╔══

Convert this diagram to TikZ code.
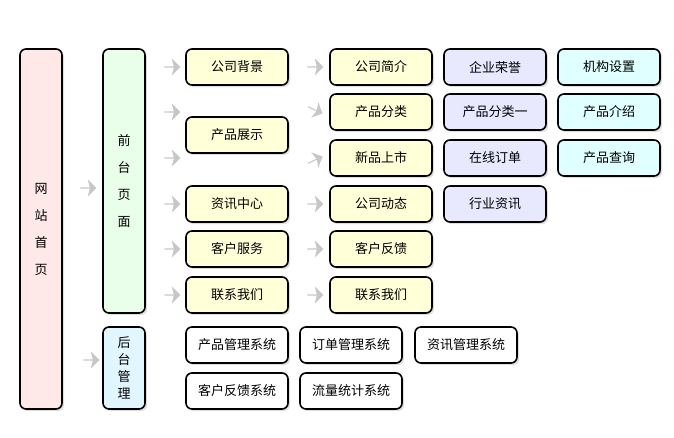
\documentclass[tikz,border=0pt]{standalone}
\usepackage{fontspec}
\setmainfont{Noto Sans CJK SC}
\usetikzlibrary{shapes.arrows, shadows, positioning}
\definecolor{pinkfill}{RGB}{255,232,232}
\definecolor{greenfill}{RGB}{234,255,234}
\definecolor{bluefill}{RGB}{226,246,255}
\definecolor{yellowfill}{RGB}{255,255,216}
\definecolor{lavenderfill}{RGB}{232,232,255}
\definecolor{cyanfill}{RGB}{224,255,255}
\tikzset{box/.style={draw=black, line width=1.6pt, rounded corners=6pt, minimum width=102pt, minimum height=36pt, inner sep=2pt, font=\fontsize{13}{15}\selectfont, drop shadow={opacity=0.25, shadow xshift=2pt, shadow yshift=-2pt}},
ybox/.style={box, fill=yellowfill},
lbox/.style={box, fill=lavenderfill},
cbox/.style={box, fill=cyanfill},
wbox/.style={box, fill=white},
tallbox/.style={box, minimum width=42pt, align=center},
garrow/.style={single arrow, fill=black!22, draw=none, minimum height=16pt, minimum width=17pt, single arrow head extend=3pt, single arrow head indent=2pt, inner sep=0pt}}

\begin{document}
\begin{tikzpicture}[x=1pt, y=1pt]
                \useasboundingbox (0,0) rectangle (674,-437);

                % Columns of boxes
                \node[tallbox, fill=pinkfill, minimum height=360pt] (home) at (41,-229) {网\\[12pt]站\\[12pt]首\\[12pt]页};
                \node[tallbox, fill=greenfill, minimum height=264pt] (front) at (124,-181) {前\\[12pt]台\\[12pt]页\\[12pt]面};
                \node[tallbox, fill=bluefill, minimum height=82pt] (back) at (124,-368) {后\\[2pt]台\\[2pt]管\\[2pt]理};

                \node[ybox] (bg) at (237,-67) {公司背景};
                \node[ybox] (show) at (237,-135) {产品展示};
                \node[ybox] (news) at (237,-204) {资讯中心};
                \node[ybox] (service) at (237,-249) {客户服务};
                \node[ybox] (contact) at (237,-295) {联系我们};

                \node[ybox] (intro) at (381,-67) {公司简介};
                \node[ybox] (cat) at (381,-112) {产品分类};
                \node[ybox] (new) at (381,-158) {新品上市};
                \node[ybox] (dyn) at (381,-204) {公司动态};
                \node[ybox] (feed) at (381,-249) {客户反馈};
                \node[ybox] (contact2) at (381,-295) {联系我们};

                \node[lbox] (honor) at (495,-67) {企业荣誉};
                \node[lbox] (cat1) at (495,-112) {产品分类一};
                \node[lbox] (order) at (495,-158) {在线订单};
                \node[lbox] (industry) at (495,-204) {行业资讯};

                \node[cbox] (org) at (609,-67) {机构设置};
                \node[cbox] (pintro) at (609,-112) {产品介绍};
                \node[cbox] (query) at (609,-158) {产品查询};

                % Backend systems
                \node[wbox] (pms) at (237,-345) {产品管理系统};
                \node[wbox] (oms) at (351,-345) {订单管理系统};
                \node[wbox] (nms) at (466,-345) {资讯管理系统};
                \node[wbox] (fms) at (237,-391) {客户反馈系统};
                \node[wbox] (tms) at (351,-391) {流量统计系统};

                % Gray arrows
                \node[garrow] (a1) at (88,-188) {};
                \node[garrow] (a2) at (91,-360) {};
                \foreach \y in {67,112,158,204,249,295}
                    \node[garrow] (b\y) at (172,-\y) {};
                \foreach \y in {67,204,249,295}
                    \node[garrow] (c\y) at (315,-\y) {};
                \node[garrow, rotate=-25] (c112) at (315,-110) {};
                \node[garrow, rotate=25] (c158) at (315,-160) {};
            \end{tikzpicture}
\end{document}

╚══

Please take the lines from the beginning of the data above through the line holding "(0,0) rectangle (674,-437);" and transcribe them exactly, without any pictures.

Convert this diagram to TikZ code.
\documentclass[tikz,border=0pt]{standalone}
\usepackage{fontspec}
\setmainfont{Noto Sans CJK SC}
\usetikzlibrary{shapes.arrows, shadows, positioning}
\definecolor{pinkfill}{RGB}{255,232,232}
\definecolor{greenfill}{RGB}{234,255,234}
\definecolor{bluefill}{RGB}{226,246,255}
\definecolor{yellowfill}{RGB}{255,255,216}
\definecolor{lavenderfill}{RGB}{232,232,255}
\definecolor{cyanfill}{RGB}{224,255,255}
\tikzset{box/.style={draw=black, line width=1.6pt, rounded corners=6pt, minimum width=102pt, minimum height=36pt, inner sep=2pt, font=\fontsize{13}{15}\selectfont, drop shadow={opacity=0.25, shadow xshift=2pt, shadow yshift=-2pt}},
ybox/.style={box, fill=yellowfill},
lbox/.style={box, fill=lavenderfill},
cbox/.style={box, fill=cyanfill},
wbox/.style={box, fill=white},
tallbox/.style={box, minimum width=42pt, align=center},
garrow/.style={single arrow, fill=black!22, draw=none, minimum height=16pt, minimum width=17pt, single arrow head extend=3pt, single arrow head indent=2pt, inner sep=0pt}}

\begin{document}
\begin{tikzpicture}[x=1pt, y=1pt]
                \useasboundingbox (0,0) rectangle (674,-437);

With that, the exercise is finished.